Скрывшись в ванной, он не отвечал. Если он пойдет сейчас на разговор с ней, то — слово за слово — они обязательно поссорятся. Ева обожала ссоры, ей доставляло удовольствие анализировать доводы противника, доказывать ему, как они мелочны и ничтожны. Она могла вывести на чистую воду любого. А Лепра не собирался публично каяться.
— Жан! — позвала она. — Жан! Ты же не откажешься? Мне стоило такого труда уговорить Маскере!
«Ну естественно, — подумал он. — Этот тоже ни в чем не может ей отказать. Ладно, беру пиджак — и привет. Играть перед сборищем сытых кретинов, пожирающих сэндвичи и печенье! Нет, всему есть предел».
Ева замолчала. Уже обиделась.
Лепра рывком открыл дверь.
— Послушай…
Но Ева не смотрела на него. Она уставилась на что-то в глубине комнаты. Лепра проследил за ее взглядом. На пороге, сунув руки в карманы плаща, стоял Фожер.
— Прошу прощения, — очень спокойно сказал он. — Я могу войти?
Он вытащил носовой платок, вытер лоб, потом губы.
— Очень сожалею, что мне пришлось прервать вашу беседу. Ты ищешь свой галстук, малыш? Вот он.
Он подобрал с пола галстук и кинул Лепра, но тот не поднял его.
— Что вам надо? — спросила Ева.
— Мне… да ничего, — сказал Фожер тем же ровным голосом. — Я пришел к себе домой. Полагаю, я имею право. Предположим, я устал. Просто перепил.
И он непринужденно усмехнулся. Все это его очень забавляло.
— Вы простудитесь, детка, — заметил он весело. — Мне кажется, вы слишком легко одеты.
Он не спеша подошел к окну и закрыл его. Ева воспользовалась этим, чтобы встать и накинуть халат.

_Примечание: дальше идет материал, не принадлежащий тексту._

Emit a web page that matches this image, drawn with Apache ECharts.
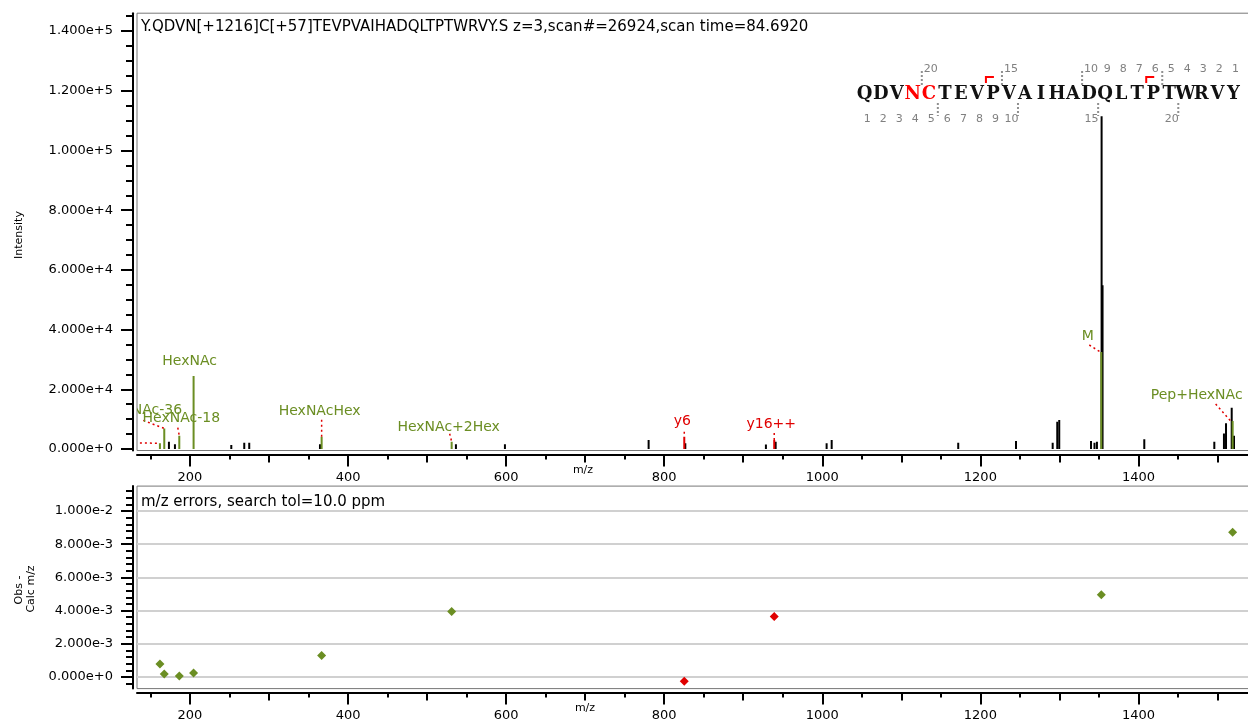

— Иди сюда, — сказала она Лепра. — Раз уж он сам хочет, поговорим.
Фожер, стоя спиной к окну, пристально смотрел на них. Глаза под тяжелыми веками были почти неразличимы.
— Ну? — начала Ева. — Вы хотели застать нас врасплох. Прекрасно. И что дальше?.. Вы не удивлены, я полагаю?
Фожер неторопливо закурил тонкую черную сигару.
— Удивлен. И даже чувствую некоторое омерзение.